■ EXERCISE DIRECTIONS ■
Omit every picture and return the rest of the data unaltered.
===== GIVEN MATERIAL =====
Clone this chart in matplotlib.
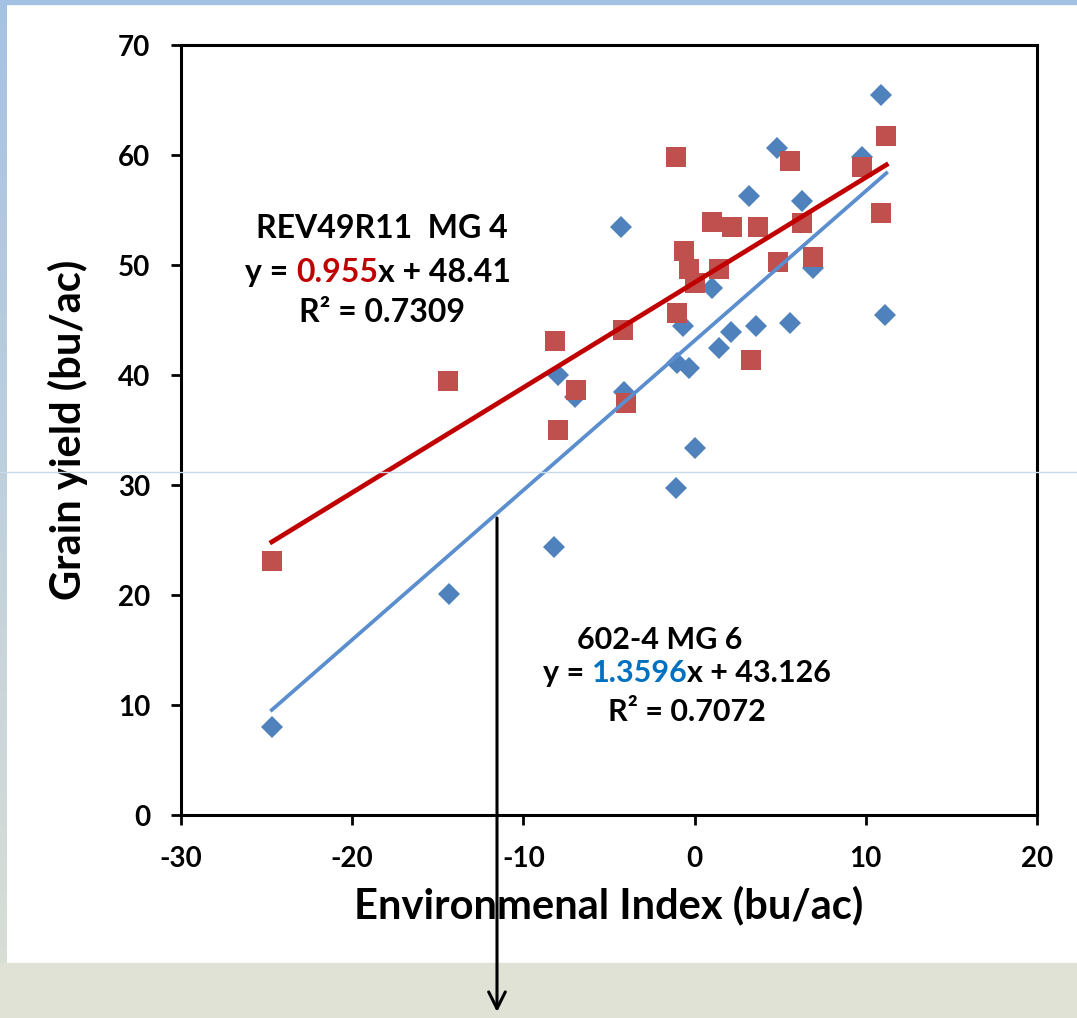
import matplotlib

matplotlib.use("Agg")
import matplotlib.pyplot as plt
import numpy as np
from matplotlib.patches import FancyArrowPatch, Rectangle


# Grain yield of two soybean lines against the environmental index.
# Values; trendline equations as printed on it.
FIG_W, FIG_H, DPI = 1077, 1018, 100

MG6_X = [-24.7, -14.35, -8.2, -8.0, -7.0, -4.3, -4.1, -1.1, -1.0, -0.7, -0.3, 0.0,
         1.0, 1.4, 2.1, 3.2, 3.6, 4.8, 5.6, 6.3, 6.9, 9.8, 10.9, 11.1]
MG6_Y = [8.0, 20.1, 24.4, 40.0, 38.0, 53.5, 38.5, 29.7, 41.1, 44.5, 40.6, 33.4,
         47.9, 42.5, 43.9, 56.3, 44.5, 60.6, 44.7, 55.8, 49.7, 59.8, 65.5, 45.5]

MG4_X = [-24.7, -14.4, -8.15, -8.0, -6.9, -4.2, -4.0, -1.1, -1.0, -0.6, -0.3, 0.0,
         1.0, 1.4, 2.2, 3.3, 3.7, 4.9, 5.6, 6.3, 6.9, 9.8, 10.9, 11.2]
MG4_Y = [23.1, 39.5, 43.1, 35.0, 38.6, 44.1, 37.5, 59.8, 45.6, 51.3, 49.6, 48.4,
         53.9, 49.6, 53.5, 41.4, 53.5, 50.3, 59.5, 53.8, 50.7, 58.9, 54.7, 61.7]

MG6_SLOPE, MG6_INTERCEPT, MG6_R2 = 1.3596, 43.126, 0.7072
MG4_SLOPE, MG4_INTERCEPT, MG4_R2 = 0.955, 48.41, 0.7309

X_TICKS = [-30, -20, -10, 0, 10, 20]
Y_TICKS = [0, 10, 20, 30, 40, 50, 60, 70]

BLUE = "#4f81bd"
RED = "#c0504d"
DARK_RED = "#c00000"
COEF_BLUE = "#0070c0"
FONT = ["Lato", "DejaVu Sans"]

plt.rcParams["font.family"] = FONT
plt.rcParams["font.weight"] = "bold"
plt.rcParams["axes.unicode_minus"] = False


def px(x, y):
    """Convert pixel position (from top-left) to figure fraction."""
    return x / FIG_W, 1 - y / FIG_H


def draw_label(fig, renderer, cx, cy, parts, size):
    """Lay out coloured pieces side by side and centre them at (cx, cy)."""
    texts = []
    for text, color in parts:
        t = fig.text(0, cy, text, color=color, fontsize=size, fontweight="bold",
                     ha="left", va="center")
        texts.append(t)
    widths = [t.get_window_extent(renderer).width for t in texts]
    left = cx * FIG_W - sum(widths) / 2
    for t, w in zip(texts, widths):
        t.set_x(left / FIG_W)
        left += w


def draw_frame(fig):
    """Slide decorations: blue border, grey bottom band, guide line, arrow."""
    strip = fig.add_axes([0, 55 / FIG_H, 7 / FIG_W, 1 - 55 / FIG_H])
    grad = np.linspace(0, 1, 256)[:, None, None]
    top = np.array([0.65, 0.76, 0.89])
    bottom = np.array([0.85, 0.87, 0.84])
    strip.imshow(top + grad * (bottom - top), aspect="auto")
    strip.axis("off")

    fig.patches.append(Rectangle((0, 1 - 4 / FIG_H), 1, 4 / FIG_H, color="#a3c1e2",
                                 transform=fig.transFigure, zorder=5))
    fig.patches.append(Rectangle((0, 0), 1, 55 / FIG_H, color="#e1e2d6",
                                 transform=fig.transFigure, zorder=5))

    fig.lines.append(plt.Line2D([0, 1], [1 - 472 / FIG_H] * 2, color="#c8dbea",
                                linewidth=1, transform=fig.transFigure, zorder=20))
    fig.add_artist(FancyArrowPatch(
        px(497, 518), px(497, 1012), transform=fig.transFigure,
        arrowstyle="->,head_length=12,head_width=6", color="black",
        linewidth=2.2, zorder=21, shrinkA=0, shrinkB=0))


def main() -> None:
    fig = plt.figure(figsize=(FIG_W / DPI, FIG_H / DPI), dpi=DPI, facecolor="white")
    ax = fig.add_axes([181 / FIG_W, 1 - 815 / FIG_H, 856 / FIG_W, 770 / FIG_H])

    x_line = np.array([min(MG6_X), max(MG6_X) + 0.1])
    ax.plot(x_line, MG4_SLOPE * x_line + MG4_INTERCEPT, color=DARK_RED,
            linewidth=3.4, zorder=4)
    ax.plot(x_line, MG6_SLOPE * x_line + MG6_INTERCEPT, color="#5a8ecf",
            linewidth=2.7, zorder=4)
    ax.plot(MG6_X, MG6_Y, linestyle="none", marker="D", markersize=11,
            color=BLUE, markeredgewidth=0, zorder=3)
    ax.plot(MG4_X, MG4_Y, linestyle="none", marker="s", markersize=14.5,
            color=RED, markeredgewidth=0, zorder=3)

    ax.set_xlim(-30, 20)
    ax.set_ylim(0, 70)
    ax.set_xticks(X_TICKS)
    ax.set_yticks(Y_TICKS)
    ax.tick_params(direction="out", length=7, width=2, labelsize=20)
    ax.tick_params(axis="x", pad=15)
    ax.tick_params(axis="y", pad=15)
    for label in ax.get_xticklabels() + ax.get_yticklabels():
        label.set_fontweight("bold")
    for spine in ax.spines.values():
        spine.set_linewidth(2.2)

    ax.set_xlabel("Environmenal Index (bu/ac)", fontsize=30, fontweight="bold",
                  labelpad=10)
    ax.set_ylabel("Grain yield (bu/ac)", fontsize=30, fontweight="bold",
                  labelpad=22)

    renderer = fig.canvas.get_renderer()
    draw_label(fig, renderer, *px(382, 228), [("REV49R11  MG 4", "black")], 23)
    draw_label(fig, renderer, *px(378, 272),
               [("y = ", "black"), (f"{MG4_SLOPE}", DARK_RED),
                (f"x + {MG4_INTERCEPT}", "black")], 23)
    draw_label(fig, renderer, *px(382, 313), [(f"R² = {MG4_R2}", "black")], 23)

    draw_label(fig, renderer, *px(660, 640), [("602-4 MG 6", "black")], 22)
    draw_label(fig, renderer, *px(687, 673),
               [("y = ", "black"), (f"{MG6_SLOPE}", COEF_BLUE),
                (f"x + {MG6_INTERCEPT}", "black")], 22)
    draw_label(fig, renderer, *px(687, 712), [(f"R² = {MG6_R2}", "black")], 22)

    draw_frame(fig)
    fig.savefig("out.png", dpi=DPI)
    plt.close(fig)


if __name__ == "__main__":
    main()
=====
■ EXERCISE SOLUTION ■
Clone this chart in matplotlib.
import matplotlib

matplotlib.use("Agg")
import matplotlib.pyplot as plt
import numpy as np
from matplotlib.patches import FancyArrowPatch, Rectangle


# Grain yield of two soybean lines against the environmental index.
# Values; trendline equations as printed on it.
FIG_W, FIG_H, DPI = 1077, 1018, 100

MG6_X = [-24.7, -14.35, -8.2, -8.0, -7.0, -4.3, -4.1, -1.1, -1.0, -0.7, -0.3, 0.0,
         1.0, 1.4, 2.1, 3.2, 3.6, 4.8, 5.6, 6.3, 6.9, 9.8, 10.9, 11.1]
MG6_Y = [8.0, 20.1, 24.4, 40.0, 38.0, 53.5, 38.5, 29.7, 41.1, 44.5, 40.6, 33.4,
         47.9, 42.5, 43.9, 56.3, 44.5, 60.6, 44.7, 55.8, 49.7, 59.8, 65.5, 45.5]

MG4_X = [-24.7, -14.4, -8.15, -8.0, -6.9, -4.2, -4.0, -1.1, -1.0, -0.6, -0.3, 0.0,
         1.0, 1.4, 2.2, 3.3, 3.7, 4.9, 5.6, 6.3, 6.9, 9.8, 10.9, 11.2]
MG4_Y = [23.1, 39.5, 43.1, 35.0, 38.6, 44.1, 37.5, 59.8, 45.6, 51.3, 49.6, 48.4,
         53.9, 49.6, 53.5, 41.4, 53.5, 50.3, 59.5, 53.8, 50.7, 58.9, 54.7, 61.7]

MG6_SLOPE, MG6_INTERCEPT, MG6_R2 = 1.3596, 43.126, 0.7072
MG4_SLOPE, MG4_INTERCEPT, MG4_R2 = 0.955, 48.41, 0.7309

X_TICKS = [-30, -20, -10, 0, 10, 20]
Y_TICKS = [0, 10, 20, 30, 40, 50, 60, 70]

BLUE = "#4f81bd"
RED = "#c0504d"
DARK_RED = "#c00000"
COEF_BLUE = "#0070c0"
FONT = ["Lato", "DejaVu Sans"]

plt.rcParams["font.family"] = FONT
plt.rcParams["font.weight"] = "bold"
plt.rcParams["axes.unicode_minus"] = False


def px(x, y):
    """Convert pixel position (from top-left) to figure fraction."""
    return x / FIG_W, 1 - y / FIG_H


def draw_label(fig, renderer, cx, cy, parts, size):
    """Lay out coloured pieces side by side and centre them at (cx, cy)."""
    texts = []
    for text, color in parts:
        t = fig.text(0, cy, text, color=color, fontsize=size, fontweight="bold",
                     ha="left", va="center")
        texts.append(t)
    widths = [t.get_window_extent(renderer).width for t in texts]
    left = cx * FIG_W - sum(widths) / 2
    for t, w in zip(texts, widths):
        t.set_x(left / FIG_W)
        left += w


def draw_frame(fig):
    """Slide decorations: blue border, grey bottom band, guide line, arrow."""
    strip = fig.add_axes([0, 55 / FIG_H, 7 / FIG_W, 1 - 55 / FIG_H])
    grad = np.linspace(0, 1, 256)[:, None, None]
    top = np.array([0.65, 0.76, 0.89])
    bottom = np.array([0.85, 0.87, 0.84])
    strip.imshow(top + grad * (bottom - top), aspect="auto")
    strip.axis("off")

    fig.patches.append(Rectangle((0, 1 - 4 / FIG_H), 1, 4 / FIG_H, color="#a3c1e2",
                                 transform=fig.transFigure, zorder=5))
    fig.patches.append(Rectangle((0, 0), 1, 55 / FIG_H, color="#e1e2d6",
                                 transform=fig.transFigure, zorder=5))

    fig.lines.append(plt.Line2D([0, 1], [1 - 472 / FIG_H] * 2, color="#c8dbea",
                                linewidth=1, transform=fig.transFigure, zorder=20))
    fig.add_artist(FancyArrowPatch(
        px(497, 518), px(497, 1012), transform=fig.transFigure,
        arrowstyle="->,head_length=12,head_width=6", color="black",
        linewidth=2.2, zorder=21, shrinkA=0, shrinkB=0))


def main() -> None:
    fig = plt.figure(figsize=(FIG_W / DPI, FIG_H / DPI), dpi=DPI, facecolor="white")
    ax = fig.add_axes([181 / FIG_W, 1 - 815 / FIG_H, 856 / FIG_W, 770 / FIG_H])

    x_line = np.array([min(MG6_X), max(MG6_X) + 0.1])
    ax.plot(x_line, MG4_SLOPE * x_line + MG4_INTERCEPT, color=DARK_RED,
            linewidth=3.4, zorder=4)
    ax.plot(x_line, MG6_SLOPE * x_line + MG6_INTERCEPT, color="#5a8ecf",
            linewidth=2.7, zorder=4)
    ax.plot(MG6_X, MG6_Y, linestyle="none", marker="D", markersize=11,
            color=BLUE, markeredgewidth=0, zorder=3)
    ax.plot(MG4_X, MG4_Y, linestyle="none", marker="s", markersize=14.5,
            color=RED, markeredgewidth=0, zorder=3)

    ax.set_xlim(-30, 20)
    ax.set_ylim(0, 70)
    ax.set_xticks(X_TICKS)
    ax.set_yticks(Y_TICKS)
    ax.tick_params(direction="out", length=7, width=2, labelsize=20)
    ax.tick_params(axis="x", pad=15)
    ax.tick_params(axis="y", pad=15)
    for label in ax.get_xticklabels() + ax.get_yticklabels():
        label.set_fontweight("bold")
    for spine in ax.spines.values():
        spine.set_linewidth(2.2)

    ax.set_xlabel("Environmenal Index (bu/ac)", fontsize=30, fontweight="bold",
                  labelpad=10)
    ax.set_ylabel("Grain yield (bu/ac)", fontsize=30, fontweight="bold",
                  labelpad=22)

    renderer = fig.canvas.get_renderer()
    draw_label(fig, renderer, *px(382, 228), [("REV49R11  MG 4", "black")], 23)
    draw_label(fig, renderer, *px(378, 272),
               [("y = ", "black"), (f"{MG4_SLOPE}", DARK_RED),
                (f"x + {MG4_INTERCEPT}", "black")], 23)
    draw_label(fig, renderer, *px(382, 313), [(f"R² = {MG4_R2}", "black")], 23)

    draw_label(fig, renderer, *px(660, 640), [("602-4 MG 6", "black")], 22)
    draw_label(fig, renderer, *px(687, 673),
               [("y = ", "black"), (f"{MG6_SLOPE}", COEF_BLUE),
                (f"x + {MG6_INTERCEPT}", "black")], 22)
    draw_label(fig, renderer, *px(687, 712), [(f"R² = {MG6_R2}", "black")], 22)

    draw_frame(fig)
    fig.savefig("out.png", dpi=DPI)
    plt.close(fig)


if __name__ == "__main__":
    main()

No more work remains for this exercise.